- [Instruction] Can you restate the lines of the entries below, word for word, from the first one through the line that includes "minimum width=147pt, minimum"?

(Data items)
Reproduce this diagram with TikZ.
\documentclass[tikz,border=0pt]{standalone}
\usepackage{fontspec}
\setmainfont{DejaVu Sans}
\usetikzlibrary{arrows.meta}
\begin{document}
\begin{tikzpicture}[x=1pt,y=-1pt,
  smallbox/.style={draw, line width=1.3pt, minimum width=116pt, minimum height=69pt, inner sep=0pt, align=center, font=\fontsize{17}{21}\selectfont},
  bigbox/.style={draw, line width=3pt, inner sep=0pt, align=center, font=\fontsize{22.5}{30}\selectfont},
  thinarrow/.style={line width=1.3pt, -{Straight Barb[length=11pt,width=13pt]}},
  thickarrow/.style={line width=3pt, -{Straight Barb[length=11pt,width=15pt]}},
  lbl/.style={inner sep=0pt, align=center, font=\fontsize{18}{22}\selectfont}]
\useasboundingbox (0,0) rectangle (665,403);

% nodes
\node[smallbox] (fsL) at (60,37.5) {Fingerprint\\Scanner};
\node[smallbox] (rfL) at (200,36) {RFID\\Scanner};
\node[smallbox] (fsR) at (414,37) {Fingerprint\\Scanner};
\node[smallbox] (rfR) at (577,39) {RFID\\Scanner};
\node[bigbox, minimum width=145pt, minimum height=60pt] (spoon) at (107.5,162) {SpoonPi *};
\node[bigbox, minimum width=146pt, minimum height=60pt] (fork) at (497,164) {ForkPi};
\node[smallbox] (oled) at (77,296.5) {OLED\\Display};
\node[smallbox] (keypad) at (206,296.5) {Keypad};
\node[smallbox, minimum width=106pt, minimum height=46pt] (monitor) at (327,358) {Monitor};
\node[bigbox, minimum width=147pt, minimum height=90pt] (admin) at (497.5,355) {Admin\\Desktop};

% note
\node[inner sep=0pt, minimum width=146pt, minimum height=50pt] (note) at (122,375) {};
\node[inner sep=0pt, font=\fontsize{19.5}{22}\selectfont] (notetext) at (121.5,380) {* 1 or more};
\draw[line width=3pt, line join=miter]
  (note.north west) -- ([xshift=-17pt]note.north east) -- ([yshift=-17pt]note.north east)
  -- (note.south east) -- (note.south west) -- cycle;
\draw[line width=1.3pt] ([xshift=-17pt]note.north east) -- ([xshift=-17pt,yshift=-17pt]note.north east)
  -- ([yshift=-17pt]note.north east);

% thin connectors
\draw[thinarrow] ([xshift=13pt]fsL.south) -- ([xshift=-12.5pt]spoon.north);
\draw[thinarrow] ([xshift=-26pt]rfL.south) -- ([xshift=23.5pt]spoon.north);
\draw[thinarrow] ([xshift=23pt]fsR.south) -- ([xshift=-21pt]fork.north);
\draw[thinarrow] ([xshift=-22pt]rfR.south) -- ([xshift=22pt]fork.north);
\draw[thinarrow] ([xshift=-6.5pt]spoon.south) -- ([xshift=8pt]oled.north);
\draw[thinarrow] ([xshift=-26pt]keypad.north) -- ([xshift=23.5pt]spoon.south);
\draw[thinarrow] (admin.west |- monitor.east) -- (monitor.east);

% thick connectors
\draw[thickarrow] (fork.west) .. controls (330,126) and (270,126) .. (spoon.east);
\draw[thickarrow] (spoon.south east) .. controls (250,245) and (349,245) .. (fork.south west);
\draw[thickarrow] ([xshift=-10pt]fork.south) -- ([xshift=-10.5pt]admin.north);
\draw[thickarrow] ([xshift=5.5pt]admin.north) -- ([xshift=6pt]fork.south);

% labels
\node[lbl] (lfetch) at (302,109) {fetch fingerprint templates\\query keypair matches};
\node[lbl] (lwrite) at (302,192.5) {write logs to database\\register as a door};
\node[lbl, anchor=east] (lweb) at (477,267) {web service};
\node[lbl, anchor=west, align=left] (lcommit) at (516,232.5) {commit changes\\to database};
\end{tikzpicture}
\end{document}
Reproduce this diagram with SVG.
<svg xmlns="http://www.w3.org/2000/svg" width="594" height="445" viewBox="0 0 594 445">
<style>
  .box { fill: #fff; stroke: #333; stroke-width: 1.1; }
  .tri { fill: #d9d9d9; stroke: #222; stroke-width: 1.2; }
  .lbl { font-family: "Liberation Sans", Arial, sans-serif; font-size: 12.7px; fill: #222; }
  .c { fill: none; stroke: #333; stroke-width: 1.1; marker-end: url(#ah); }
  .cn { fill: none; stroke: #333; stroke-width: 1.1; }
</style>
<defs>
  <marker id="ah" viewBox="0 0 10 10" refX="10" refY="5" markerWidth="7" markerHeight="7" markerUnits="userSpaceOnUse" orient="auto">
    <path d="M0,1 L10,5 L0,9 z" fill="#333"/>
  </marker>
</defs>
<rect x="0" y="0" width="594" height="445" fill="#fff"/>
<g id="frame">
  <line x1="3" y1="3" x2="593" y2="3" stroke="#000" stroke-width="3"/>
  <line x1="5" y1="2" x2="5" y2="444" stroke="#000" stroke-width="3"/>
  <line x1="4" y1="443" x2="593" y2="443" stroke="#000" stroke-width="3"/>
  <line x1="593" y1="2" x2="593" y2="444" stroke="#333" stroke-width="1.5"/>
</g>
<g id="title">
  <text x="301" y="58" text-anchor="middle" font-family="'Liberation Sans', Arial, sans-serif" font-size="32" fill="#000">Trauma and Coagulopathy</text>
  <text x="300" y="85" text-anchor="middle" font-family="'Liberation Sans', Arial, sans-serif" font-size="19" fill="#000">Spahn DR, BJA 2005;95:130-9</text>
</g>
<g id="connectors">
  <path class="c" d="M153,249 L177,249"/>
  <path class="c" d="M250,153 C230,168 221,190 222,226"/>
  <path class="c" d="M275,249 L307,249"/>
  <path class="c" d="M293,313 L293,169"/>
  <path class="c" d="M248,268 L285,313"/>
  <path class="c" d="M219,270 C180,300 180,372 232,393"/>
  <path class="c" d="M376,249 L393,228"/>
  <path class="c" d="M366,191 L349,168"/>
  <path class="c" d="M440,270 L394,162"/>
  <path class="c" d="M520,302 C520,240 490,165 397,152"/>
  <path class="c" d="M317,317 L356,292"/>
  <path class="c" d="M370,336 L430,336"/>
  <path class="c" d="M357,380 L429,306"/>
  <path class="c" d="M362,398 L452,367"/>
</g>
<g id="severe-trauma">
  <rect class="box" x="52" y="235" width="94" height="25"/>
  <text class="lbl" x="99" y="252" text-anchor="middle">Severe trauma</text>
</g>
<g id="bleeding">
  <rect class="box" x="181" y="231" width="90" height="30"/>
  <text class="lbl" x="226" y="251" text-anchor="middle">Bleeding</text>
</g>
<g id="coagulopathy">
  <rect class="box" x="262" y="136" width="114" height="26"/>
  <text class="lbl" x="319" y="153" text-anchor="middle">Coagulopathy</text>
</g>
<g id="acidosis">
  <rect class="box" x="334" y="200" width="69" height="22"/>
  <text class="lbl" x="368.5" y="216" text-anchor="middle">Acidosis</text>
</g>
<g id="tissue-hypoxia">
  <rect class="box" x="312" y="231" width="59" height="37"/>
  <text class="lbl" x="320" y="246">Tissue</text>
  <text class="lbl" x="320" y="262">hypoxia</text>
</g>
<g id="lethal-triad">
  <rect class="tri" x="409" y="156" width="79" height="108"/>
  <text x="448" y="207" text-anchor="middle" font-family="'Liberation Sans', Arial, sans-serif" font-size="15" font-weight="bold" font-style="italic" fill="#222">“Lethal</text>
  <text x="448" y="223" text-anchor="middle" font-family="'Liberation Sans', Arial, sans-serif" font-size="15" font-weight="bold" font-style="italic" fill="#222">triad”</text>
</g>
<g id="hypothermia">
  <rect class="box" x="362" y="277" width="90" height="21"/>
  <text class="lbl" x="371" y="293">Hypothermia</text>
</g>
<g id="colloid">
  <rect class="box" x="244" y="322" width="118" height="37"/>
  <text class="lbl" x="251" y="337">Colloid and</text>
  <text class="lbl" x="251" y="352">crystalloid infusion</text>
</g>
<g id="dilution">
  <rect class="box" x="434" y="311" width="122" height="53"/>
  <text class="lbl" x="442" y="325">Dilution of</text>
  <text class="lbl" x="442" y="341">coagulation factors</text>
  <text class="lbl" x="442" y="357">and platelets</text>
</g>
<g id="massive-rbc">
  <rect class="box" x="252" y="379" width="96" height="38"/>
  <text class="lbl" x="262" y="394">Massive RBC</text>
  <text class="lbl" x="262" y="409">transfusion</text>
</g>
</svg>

- [Problem solution]
Reproduce this diagram with TikZ.
\documentclass[tikz,border=0pt]{standalone}
\usepackage{fontspec}
\setmainfont{DejaVu Sans}
\usetikzlibrary{arrows.meta}
\begin{document}
\begin{tikzpicture}[x=1pt,y=-1pt,
  smallbox/.style={draw, line width=1.3pt, minimum width=116pt, minimum height=69pt, inner sep=0pt, align=center, font=\fontsize{17}{21}\selectfont},
  bigbox/.style={draw, line width=3pt, inner sep=0pt, align=center, font=\fontsize{22.5}{30}\selectfont},
  thinarrow/.style={line width=1.3pt, -{Straight Barb[length=11pt,width=13pt]}},
  thickarrow/.style={line width=3pt, -{Straight Barb[length=11pt,width=15pt]}},
  lbl/.style={inner sep=0pt, align=center, font=\fontsize{18}{22}\selectfont}]
\useasboundingbox (0,0) rectangle (665,403);

% nodes
\node[smallbox] (fsL) at (60,37.5) {Fingerprint\\Scanner};
\node[smallbox] (rfL) at (200,36) {RFID\\Scanner};
\node[smallbox] (fsR) at (414,37) {Fingerprint\\Scanner};
\node[smallbox] (rfR) at (577,39) {RFID\\Scanner};
\node[bigbox, minimum width=145pt, minimum height=60pt] (spoon) at (107.5,162) {SpoonPi *};
\node[bigbox, minimum width=146pt, minimum height=60pt] (fork) at (497,164) {ForkPi};
\node[smallbox] (oled) at (77,296.5) {OLED\\Display};
\node[smallbox] (keypad) at (206,296.5) {Keypad};
\node[smallbox, minimum width=106pt, minimum height=46pt] (monitor) at (327,358) {Monitor};
\node[bigbox, minimum width=147pt, minimum height=90pt] (admin) at (497.5,355) {Admin\\Desktop};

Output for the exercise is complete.